[Figure scripts]
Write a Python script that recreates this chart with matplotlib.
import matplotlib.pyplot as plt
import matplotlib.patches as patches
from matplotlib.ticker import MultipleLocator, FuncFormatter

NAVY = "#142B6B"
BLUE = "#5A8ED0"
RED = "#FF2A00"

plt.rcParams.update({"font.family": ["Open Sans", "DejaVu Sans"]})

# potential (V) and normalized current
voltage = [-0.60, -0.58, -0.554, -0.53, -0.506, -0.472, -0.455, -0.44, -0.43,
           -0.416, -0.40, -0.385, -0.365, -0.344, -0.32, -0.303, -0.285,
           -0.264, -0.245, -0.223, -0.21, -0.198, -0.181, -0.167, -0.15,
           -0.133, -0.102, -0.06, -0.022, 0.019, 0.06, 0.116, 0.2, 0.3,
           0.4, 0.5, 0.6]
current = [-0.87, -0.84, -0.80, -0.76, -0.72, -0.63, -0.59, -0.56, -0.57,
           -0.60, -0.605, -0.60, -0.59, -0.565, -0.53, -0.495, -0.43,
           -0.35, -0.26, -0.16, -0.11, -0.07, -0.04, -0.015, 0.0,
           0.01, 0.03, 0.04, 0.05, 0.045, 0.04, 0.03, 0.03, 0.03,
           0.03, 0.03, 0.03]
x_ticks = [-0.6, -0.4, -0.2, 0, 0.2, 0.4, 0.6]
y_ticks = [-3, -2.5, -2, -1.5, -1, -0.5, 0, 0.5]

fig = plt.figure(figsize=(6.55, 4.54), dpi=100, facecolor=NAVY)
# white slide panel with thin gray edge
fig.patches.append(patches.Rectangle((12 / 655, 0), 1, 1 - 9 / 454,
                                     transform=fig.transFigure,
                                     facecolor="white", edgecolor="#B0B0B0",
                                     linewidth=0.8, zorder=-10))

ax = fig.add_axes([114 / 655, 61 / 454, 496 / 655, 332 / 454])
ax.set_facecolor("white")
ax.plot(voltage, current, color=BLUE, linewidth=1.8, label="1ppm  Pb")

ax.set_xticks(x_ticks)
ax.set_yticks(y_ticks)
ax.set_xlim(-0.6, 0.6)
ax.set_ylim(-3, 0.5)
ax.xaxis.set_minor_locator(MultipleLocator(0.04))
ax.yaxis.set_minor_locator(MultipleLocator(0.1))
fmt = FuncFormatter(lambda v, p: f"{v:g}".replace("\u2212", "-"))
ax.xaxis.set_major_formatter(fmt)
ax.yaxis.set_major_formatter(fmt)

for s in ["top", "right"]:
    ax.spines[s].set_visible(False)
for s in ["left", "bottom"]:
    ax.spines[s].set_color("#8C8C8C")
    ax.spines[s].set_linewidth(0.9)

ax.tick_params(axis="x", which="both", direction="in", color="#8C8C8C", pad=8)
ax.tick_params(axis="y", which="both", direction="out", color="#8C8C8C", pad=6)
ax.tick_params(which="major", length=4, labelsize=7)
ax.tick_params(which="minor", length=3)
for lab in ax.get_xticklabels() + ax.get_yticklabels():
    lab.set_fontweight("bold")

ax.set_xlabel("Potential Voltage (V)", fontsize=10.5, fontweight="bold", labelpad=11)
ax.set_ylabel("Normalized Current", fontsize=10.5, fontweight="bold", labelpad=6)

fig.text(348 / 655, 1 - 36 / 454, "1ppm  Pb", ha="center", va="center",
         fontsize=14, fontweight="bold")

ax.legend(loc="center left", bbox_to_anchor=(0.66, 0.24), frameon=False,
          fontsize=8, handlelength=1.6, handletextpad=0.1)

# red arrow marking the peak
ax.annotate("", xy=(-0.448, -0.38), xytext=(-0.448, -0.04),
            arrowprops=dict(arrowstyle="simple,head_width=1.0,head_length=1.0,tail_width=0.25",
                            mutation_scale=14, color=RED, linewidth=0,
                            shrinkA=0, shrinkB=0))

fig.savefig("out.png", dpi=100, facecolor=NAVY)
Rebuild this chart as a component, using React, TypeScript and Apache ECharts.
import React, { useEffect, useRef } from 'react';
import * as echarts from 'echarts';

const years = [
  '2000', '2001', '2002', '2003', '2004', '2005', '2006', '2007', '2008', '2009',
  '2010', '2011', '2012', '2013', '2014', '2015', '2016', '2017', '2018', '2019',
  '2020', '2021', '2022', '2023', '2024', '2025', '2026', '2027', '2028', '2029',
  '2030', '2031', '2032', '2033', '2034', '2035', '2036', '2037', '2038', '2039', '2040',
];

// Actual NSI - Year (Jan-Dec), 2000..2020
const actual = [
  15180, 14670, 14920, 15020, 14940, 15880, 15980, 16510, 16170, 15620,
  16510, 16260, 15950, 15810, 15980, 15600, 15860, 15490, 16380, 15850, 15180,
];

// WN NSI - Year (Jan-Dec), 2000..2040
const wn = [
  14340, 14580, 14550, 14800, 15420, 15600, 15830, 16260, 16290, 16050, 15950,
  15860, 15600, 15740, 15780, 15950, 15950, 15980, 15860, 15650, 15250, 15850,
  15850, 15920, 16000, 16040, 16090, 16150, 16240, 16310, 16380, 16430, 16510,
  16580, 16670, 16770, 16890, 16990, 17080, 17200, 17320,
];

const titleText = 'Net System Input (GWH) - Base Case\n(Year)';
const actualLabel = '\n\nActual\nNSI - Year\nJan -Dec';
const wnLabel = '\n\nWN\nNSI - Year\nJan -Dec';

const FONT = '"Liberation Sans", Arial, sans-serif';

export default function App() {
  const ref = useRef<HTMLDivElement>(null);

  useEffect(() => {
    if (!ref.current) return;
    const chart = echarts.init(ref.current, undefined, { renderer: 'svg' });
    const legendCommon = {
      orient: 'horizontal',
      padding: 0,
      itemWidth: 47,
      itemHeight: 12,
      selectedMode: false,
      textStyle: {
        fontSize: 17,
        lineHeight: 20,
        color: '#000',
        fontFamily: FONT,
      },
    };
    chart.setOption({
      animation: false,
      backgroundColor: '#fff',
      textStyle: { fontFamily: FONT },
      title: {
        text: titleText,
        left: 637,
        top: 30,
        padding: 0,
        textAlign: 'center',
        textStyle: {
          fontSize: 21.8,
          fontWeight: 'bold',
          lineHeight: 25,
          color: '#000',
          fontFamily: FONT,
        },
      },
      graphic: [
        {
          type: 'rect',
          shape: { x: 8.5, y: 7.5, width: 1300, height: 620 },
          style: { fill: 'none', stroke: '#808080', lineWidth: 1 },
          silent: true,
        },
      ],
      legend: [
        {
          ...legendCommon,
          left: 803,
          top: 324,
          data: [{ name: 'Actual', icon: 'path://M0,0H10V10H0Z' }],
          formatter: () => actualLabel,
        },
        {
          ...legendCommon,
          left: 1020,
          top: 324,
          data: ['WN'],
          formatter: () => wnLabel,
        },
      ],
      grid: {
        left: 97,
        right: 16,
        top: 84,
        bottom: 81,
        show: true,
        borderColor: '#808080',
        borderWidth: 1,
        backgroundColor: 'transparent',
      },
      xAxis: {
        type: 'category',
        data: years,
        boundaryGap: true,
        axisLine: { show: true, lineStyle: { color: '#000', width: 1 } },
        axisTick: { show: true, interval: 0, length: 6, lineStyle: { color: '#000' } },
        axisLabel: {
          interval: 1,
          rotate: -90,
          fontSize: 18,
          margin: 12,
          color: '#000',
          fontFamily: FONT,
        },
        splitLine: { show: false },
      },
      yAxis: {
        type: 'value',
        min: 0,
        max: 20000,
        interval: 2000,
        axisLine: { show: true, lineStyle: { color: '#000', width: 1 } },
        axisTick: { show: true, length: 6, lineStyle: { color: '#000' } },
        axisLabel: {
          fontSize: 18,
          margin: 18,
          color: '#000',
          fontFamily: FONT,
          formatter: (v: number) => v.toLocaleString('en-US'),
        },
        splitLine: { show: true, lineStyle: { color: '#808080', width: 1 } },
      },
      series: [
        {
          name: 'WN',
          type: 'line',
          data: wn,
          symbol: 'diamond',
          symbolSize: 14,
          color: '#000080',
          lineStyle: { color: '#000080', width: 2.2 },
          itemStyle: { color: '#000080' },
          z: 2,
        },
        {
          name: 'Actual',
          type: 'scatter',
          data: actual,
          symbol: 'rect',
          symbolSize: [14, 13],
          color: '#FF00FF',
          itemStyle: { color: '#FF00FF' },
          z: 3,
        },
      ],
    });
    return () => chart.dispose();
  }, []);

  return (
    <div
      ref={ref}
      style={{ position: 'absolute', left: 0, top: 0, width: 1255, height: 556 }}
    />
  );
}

EXERCISE DESCRIPTION
Each line from the one holding "Rebuild this chart" to the one holding "const ref = useRef<HTMLDivElement>(null);", those two included, is to be transcribed exactly, and no other line.

ANSWER TO THE PROBLEM
Rebuild this chart as a component, using React, TypeScript and Apache ECharts.
import React, { useEffect, useRef } from 'react';
import * as echarts from 'echarts';

const years = [
  '2000', '2001', '2002', '2003', '2004', '2005', '2006', '2007', '2008', '2009',
  '2010', '2011', '2012', '2013', '2014', '2015', '2016', '2017', '2018', '2019',
  '2020', '2021', '2022', '2023', '2024', '2025', '2026', '2027', '2028', '2029',
  '2030', '2031', '2032', '2033', '2034', '2035', '2036', '2037', '2038', '2039', '2040',
];

// Actual NSI - Year (Jan-Dec), 2000..2020
const actual = [
  15180, 14670, 14920, 15020, 14940, 15880, 15980, 16510, 16170, 15620,
  16510, 16260, 15950, 15810, 15980, 15600, 15860, 15490, 16380, 15850, 15180,
];

// WN NSI - Year (Jan-Dec), 2000..2040
const wn = [
  14340, 14580, 14550, 14800, 15420, 15600, 15830, 16260, 16290, 16050, 15950,
  15860, 15600, 15740, 15780, 15950, 15950, 15980, 15860, 15650, 15250, 15850,
  15850, 15920, 16000, 16040, 16090, 16150, 16240, 16310, 16380, 16430, 16510,
  16580, 16670, 16770, 16890, 16990, 17080, 17200, 17320,
];

const titleText = 'Net System Input (GWH) - Base Case\n(Year)';
const actualLabel = '\n\nActual\nNSI - Year\nJan -Dec';
const wnLabel = '\n\nWN\nNSI - Year\nJan -Dec';

const FONT = '"Liberation Sans", Arial, sans-serif';

export default function App() {
  const ref = useRef<HTMLDivElement>(null);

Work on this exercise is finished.